This repository contains personal notes, programs, and practice exercises related to the course Development of Applications for Data Analysis. All materials here are part of my academic journey at the Instituto Politécnico Nacional (IPN) in the Bachelor’s in Data Science program, under the Escuela Superior de Cómputo (ESCOM). The content is meant for educational purposes, documenting the work done throughout the course.
- Python Programs: Various scripts developed for data acquisition, processing, and analysis. These programs demonstrate key techniques learned, including web scraping, data cleaning, and machine learning.
- Practice Exercises: Exercises provided during the course to solidify understanding of Python and its libraries (such as NumPy, Pandas, and scikit-learn) and apply them in data science contexts.
- Class Notes: Personal notes summarizing important concepts from the course, including programming principles, data manipulation, and machine learning models.
- Projects: Larger projects that integrate all course topics, from data acquisition to machine learning, including the use of tools like Apache Spark for distributed processing.
The course aims to provide practical experience in developing applications for data analysis, focusing on:
- Data Acquisition: Using Python to gather data from various sources, including files and web scraping techniques.
- Data Preprocessing: Cleaning, transforming, and structuring data for further analysis.
- Machine Learning: Implementing basic supervised and unsupervised learning models.
- Distributed Processing: Utilizing Apache Spark for handling large datasets and performing scalable machine learning.
This repository serves as a personal log of my progress through the course. It's a collection of my:
- Solutions to exercises and challenges
- Programs written in Python
- Insights gained from applying machine learning and data processing techniques
All the content here is shared for educational purposes only. It is not meant for commercial use or redistribution. Feel free to explore the code and use it as reference material, but please give proper credit if you derive any work from this repository.
- Institution: Instituto Politécnico Nacional (IPN)
- Program: Bachelor's in Data Science (Licenciatura en Ciencia de Datos)

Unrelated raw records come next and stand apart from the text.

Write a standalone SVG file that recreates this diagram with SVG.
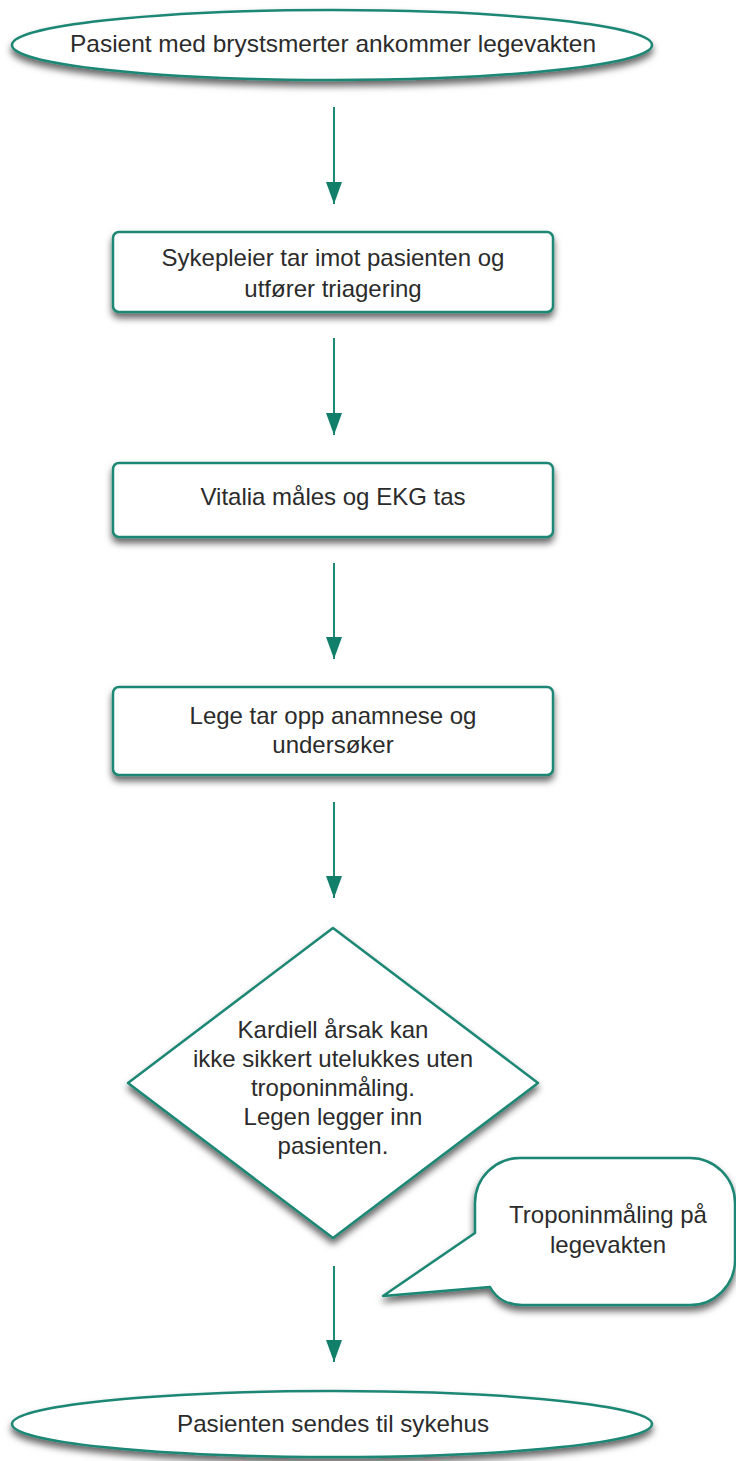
<svg xmlns="http://www.w3.org/2000/svg" width="736" height="1461" viewBox="0 0 736 1461">
<defs>
<filter id="sh" x="-10%" y="-20%" width="120%" height="150%" filterUnits="objectBoundingBox">
<feGaussianBlur in="SourceAlpha" stdDeviation="3.5"/>
<feOffset dx="0" dy="5" result="b"/>
<feFlood flood-color="#000" flood-opacity="0.6"/>
<feComposite in2="b" operator="in"/>
<feMerge><feMergeNode/><feMergeNode in="SourceGraphic"/></feMerge>
</filter>
<marker id="ah" markerWidth="22" markerHeight="16" refX="22" refY="8" orient="auto" markerUnits="userSpaceOnUse" viewBox="0 0 22 16">
<path d="M0 0 L22 8 L0 16 Z" fill="#127f6b"/>
</marker>
<style>
.n{fill:#fff;stroke:#1d8775;stroke-width:2.5}
.t{font-family:"Liberation Sans",Arial,sans-serif;font-size:24px;fill:#2b2b2b;text-anchor:middle}
.c{stroke:#1d8a77;stroke-width:2;fill:none;marker-end:url(#ah)}
</style>
</defs>
<g id="connectors">
<line class="c" x1="334" y1="107" x2="334" y2="204"/>
<line class="c" x1="334" y1="338" x2="334" y2="435"/>
<line class="c" x1="334" y1="563" x2="334" y2="659"/>
<line class="c" x1="334" y1="802" x2="334" y2="898"/>
<line class="c" x1="334" y1="1266" x2="334" y2="1362"/>
</g>
<g id="start">
<ellipse class="n" filter="url(#sh)" cx="332" cy="45" rx="320" ry="35"/>
<text class="t" x="333" y="52" textLength="526" lengthAdjust="spacingAndGlyphs">Pasient med brystsmerter ankommer legevakten</text>
</g>
<g id="triage">
<rect class="n" filter="url(#sh)" x="113" y="232" width="440" height="80" rx="6"/>
<text class="t" x="333" y="266">Sykepleier tar imot pasienten og</text>
<text class="t" x="333" y="297">utfører triagering</text>
</g>
<g id="vitals">
<rect class="n" filter="url(#sh)" x="113" y="463" width="440" height="74" rx="6"/>
<text class="t" x="333" y="505">Vitalia måles og EKG tas</text>
</g>
<g id="doctor">
<rect class="n" filter="url(#sh)" x="113" y="687" width="440" height="88" rx="6"/>
<text class="t" x="333" y="724">Lege tar opp anamnese og</text>
<text class="t" x="333" y="753">undersøker</text>
</g>
<g id="decision">
<path class="n" filter="url(#sh)" d="M333 928 L538 1083 L333 1238 L128 1083 Z" stroke-linejoin="round"/>
<text class="t" x="333" y="1038">Kardiell årsak kan</text>
<text class="t" x="333" y="1067">ikke sikkert utelukkes uten</text>
<text class="t" x="333" y="1096">troponinmåling.</text>
<text class="t" x="333" y="1125">Legen legger inn</text>
<text class="t" x="333" y="1154">pasienten.</text>
</g>
<g id="callout">
<path class="n" filter="url(#sh)" d="M520 1158 H690 A45 45 0 0 1 735 1203 V1260 A45 45 0 0 1 690 1305 H522 Q500 1305 490 1287 L383 1296 L475 1233 V1203 A45 45 0 0 1 520 1158 Z" stroke-linejoin="round"/>
<text class="t" x="608" y="1223">Troponinmåling på</text>
<text class="t" x="608" y="1253">legevakten</text>
</g>
<g id="end">
<ellipse class="n" filter="url(#sh)" cx="332" cy="1424" rx="320" ry="33"/>
<text class="t" x="333" y="1432" textLength="312" lengthAdjust="spacingAndGlyphs">Pasienten sendes til sykehus</text>
</g>
</svg>
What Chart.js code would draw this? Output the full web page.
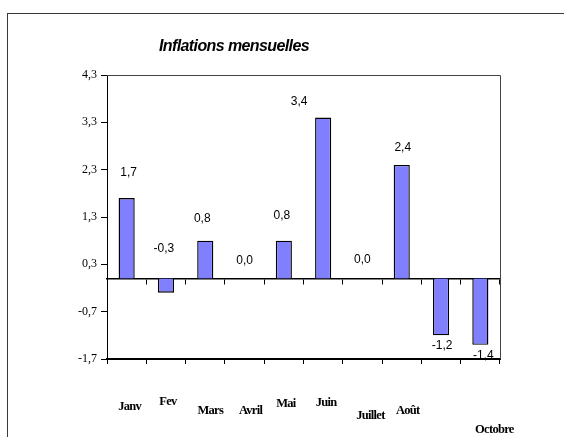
<!DOCTYPE html>
<html lang="fr">
<head>
    <meta charset="UTF-8">
    <title>Inflations mensuelles</title>
    <style>
        html, body { margin: 0; padding: 0; background: #fff; overflow: hidden; }
        .frame { position: absolute; left: 7px; top: 13px; width: 620px; height: 500px; border: 1px solid #3a3a3a; }
        .chart-container { position: absolute; left: 0; top: 0; width: 564px; height: 437px; }
    </style>
</head>
<body>
<script src="https://cdn.jsdelivr.net/npm/chart.js@4.4.0/dist/chart.umd.min.js"></script>

<div class="frame"></div>
<div class="chart-container">
    <canvas id="inflation"></canvas>
</div>
<script>
    const title = 'Inflations mensuelles'
    const months = ['Janv', 'Fev', 'Mars', 'Avril', 'Mai', 'Juin', 'Juillet', 'Août', '', 'Octobre']
    const inflation = [1.7, -0.3, 0.8, 0.0, 0.8, 3.4, 0.0, 2.4, -1.2, -1.4]
    const yTicks = [-1.7, -0.7, 0.3, 1.3, 2.3, 3.3, 4.3]

    // hand placed labels, like in the spreadsheet: [dx from bar, dy from bar end]
    const valueNudge = [[2, -25], [-2, -44], [-3, -22], [0, -18], [-2, -25],
                        [-24, -16], [0, -19], [1, -17], [1, 10], [3, 11]]
    // month labels: [dx from category centre, dy from plot bottom]
    const monthNudge = [[3, 48], [2, 43], [5, 52], [6, 52], [2, 45],
                        [3, 44], [8, 57], [6, 52], [0, 0], [14, 71]]

    const fmt = v => v.toFixed(1).replace('.', ',')

    const extras = {
        id: 'extras',
        afterDraw(chart) {
            const ctx = chart.ctx
            const area = chart.chartArea
            const xs = chart.scales.x

            ctx.save()
            // top + right of the plot box
            ctx.strokeStyle = '#444'
            ctx.lineWidth = 1
            ctx.beginPath()
            ctx.moveTo(area.left, area.top + 0.5)
            ctx.lineTo(area.right + 0.5, area.top + 0.5)
            ctx.lineTo(area.right + 0.5, area.bottom)
            ctx.stroke()

            // title
            ctx.fillStyle = '#000'
            ctx.font = 'italic bold 16px "Liberation Sans"'
            ctx.letterSpacing = '-0.6px'
            ctx.textAlign = 'center'
            ctx.textBaseline = 'middle'
            ctx.fillText(title, 234, 47)

            // value labels
            ctx.letterSpacing = '0px'
            ctx.font = '12px "Liberation Sans"'
            chart.getDatasetMeta(0).data.forEach((bar, i) => {
                ctx.fillText(fmt(inflation[i]), bar.x + valueNudge[i][0], bar.y + valueNudge[i][1])
            })

            // month labels
            ctx.font = 'bold 12.5px "Liberation Serif"'
            ctx.letterSpacing = '-0.7px'
            months.forEach((m, i) => {
                if (!m) return
                ctx.fillText(m, xs.getPixelForValue(i) + monthNudge[i][0], area.bottom + monthNudge[i][1])
            })
            ctx.restore()
        }
    }

    const ctx = document.getElementById('inflation').getContext('2d')
    const inflation_chart = new Chart(ctx, {
        type: 'bar',
        data: {
            labels: months,
            datasets: [{
                data: inflation,
                backgroundColor: '#8080ff',
                borderColor: '#000',
                borderWidth: 1.4,
                categoryPercentage: 1,
                barPercentage: 0.41
            }]
        },
        options: {
            responsive: true,
            maintainAspectRatio: false,
            animation: false,
            layout: {padding: {left: 0, top: 75, right: 64, bottom: 0}},
            plugins: {
                legend: {display: false},
                title: {display: false},
                tooltip: {enabled: false}
            },
            scales: {
                x: {
                    position: {y: 0},
                    offset: true,
                    ticks: {display: false},
                    grid: {offset: true, drawOnChartArea: false, tickLength: 5, color: '#000'},
                    border: {color: '#000', width: 1.5},
                    afterFit: s => { s.height = 0 }
                },
                x2: {
                    type: 'category',
                    labels: months,
                    position: 'bottom',
                    offset: true,
                    ticks: {display: false},
                    grid: {offset: true, drawOnChartArea: false, tickLength: 5, color: '#000'},
                    border: {color: '#000', width: 2},
                    afterFit: s => { s.height = 78 }
                },
                y: {
                    min: yTicks[0],
                    max: yTicks[yTicks.length - 1],
                    afterBuildTicks: s => { s.ticks = yTicks.map(v => ({value: v})) },
                    ticks: {
                        padding: 4,
                        color: '#000',
                        font: {family: '"Liberation Serif"', size: 12},
                        callback: v => fmt(v)
                    },
                    grid: {drawOnChartArea: false, tickLength: 6, color: '#000'},
                    border: {color: '#000', width: 1},
                    afterFit: s => { s.width = 107 }
                }
            }
        },
        plugins: [extras]
    })
</script>
</body>
</html>
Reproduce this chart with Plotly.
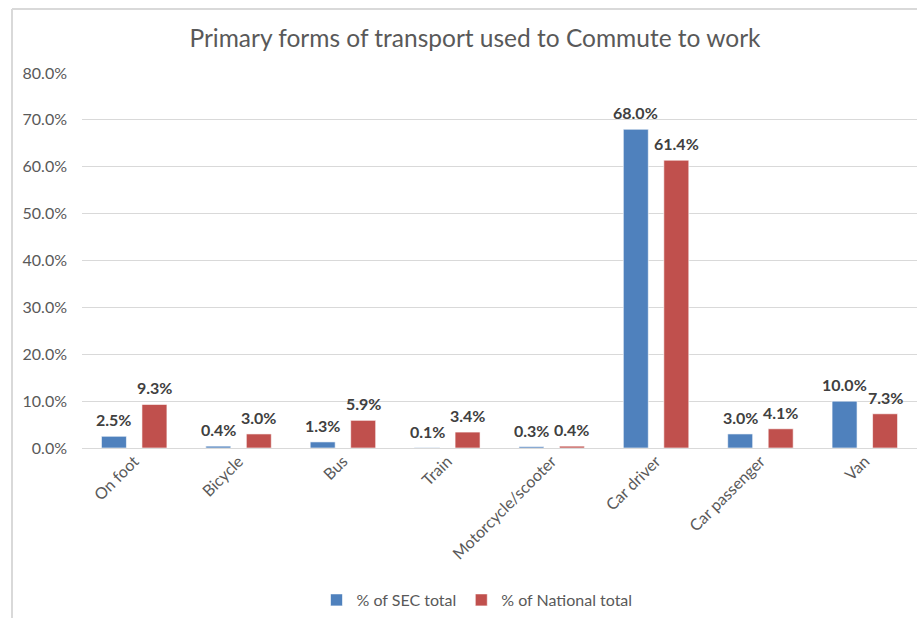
import plotly.graph_objects as go

categories = ["On foot", "Bicycle", "Bus", "Train", "Motorcycle/scooter",
              "Car driver", "Car passenger", "Van"]
sec_total = [0.025, 0.004, 0.013, 0.001, 0.003, 0.680, 0.030, 0.100]
national_total = [0.093, 0.030, 0.059, 0.034, 0.004, 0.614, 0.041, 0.073]
y_ticks = [0.0, 0.1, 0.2, 0.3, 0.4, 0.5, 0.6, 0.7, 0.8]

W, H = 917, 618
L, R, T, B = 82, 0, 73, 170
FONT = "Lato, 'Open Sans', sans-serif"
GREY = "#595959"
BARGAP = 0.224
BARGROUPGAP = 0.383

def pct(v):
    return f"{v * 100:.1f}%"

series = [("% of SEC total", sec_total, "#4F81BD"),
          ("% of National total", national_total, "#C0504D")]

fig = go.Figure()
for name, vals, color in series:
    fig.add_trace(go.Bar(
        x=categories, y=vals, name=name,
        marker=dict(color=color, line=dict(color="rgba(255,255,255,0.6)", width=1)),
        hovertemplate="%{x}: %{y:.1%}<extra>" + name + "</extra>",
    ))

# value labels above each bar, centred on the bar within its group
slot = (1 - BARGAP) / len(series)
annotations = []
for k, (name, vals, color) in enumerate(series):
    offset = (k - (len(series) - 1) / 2) * slot
    for i, v in enumerate(vals):
        annotations.append(dict(
            x=i + offset, y=v, xref="x", yref="y", text=pct(v),
            showarrow=False, xanchor="center", yanchor="bottom", yshift=5,
            font=dict(family=FONT, size=16, color="#404040", weight="bold"),
        ))

plot_w = W - L - R
plot_h = H - T - B

fig.update_layout(
    width=W, height=H,
    margin=dict(l=L, r=R, t=T, b=B),
    paper_bgcolor="white", plot_bgcolor="white",
    barmode="group", bargap=BARGAP, bargroupgap=BARGROUPGAP,
    font=dict(family=FONT, color=GREY),
    title=dict(text="Primary forms of transport used to Commute to work",
               x=475 / W, xanchor="center", y=1 - 38 / H, yanchor="middle",
               yref="container",
               font=dict(family=FONT, size=24.5, color=GREY)),
    xaxis=dict(tickangle=-45, tickfont=dict(family=FONT, size=16, color=GREY),
               showgrid=False, showline=False, ticks=""),
    yaxis=dict(range=[0, 0.8], tickvals=y_ticks, tickformat=".1%",
               tickfont=dict(family=FONT, size=16, color=GREY),
               showgrid=True, gridcolor="#D9D9D9", gridwidth=1,
               zeroline=True, zerolinecolor="#D9D9D9", zerolinewidth=1,
               showline=False, ticks="", ticklabelstandoff=14),
    legend=dict(orientation="h", x=(477 - L) / plot_w, xanchor="center",
                y=-(600 - (H - B)) / plot_h, yanchor="middle",
                font=dict(family=FONT, size=16, color=GREY),
                itemwidth=30, traceorder="normal"),
    annotations=annotations,
    showlegend=True,
)

# light chart-area border on the top and left edges
top_y = 1 + (T - 9) / plot_h
left_x = -(L - 12) / plot_w
fig.add_shape(type="line", xref="paper", yref="paper",
              x0=left_x, x1=1.0, y0=top_y, y1=top_y,
              line=dict(color="#D9D9D9", width=2))
fig.add_shape(type="line", xref="paper", yref="paper",
              x0=left_x, x1=left_x, y0=top_y, y1=-B / plot_h,
              line=dict(color="#D9D9D9", width=2))

fig.write_html("out.html")
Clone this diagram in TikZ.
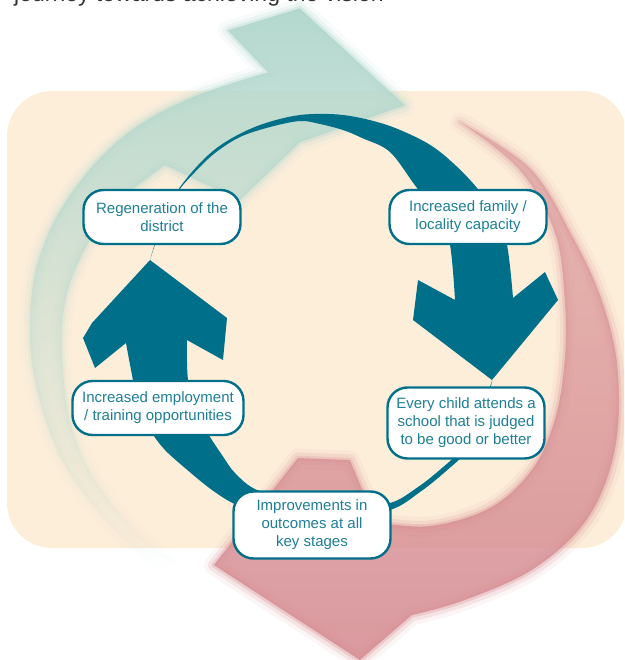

- Course: Development of Applications for Data Analysis
- Semester: IV
This course is part of my academic formation and helps develop practical skills in Python programming for data science, which includes working with libraries, web scraping, and applying machine learning algorithms.
Disclaimer: This repository is purely for academic use and personal development. All materials are subject to the course's rules and guidelines.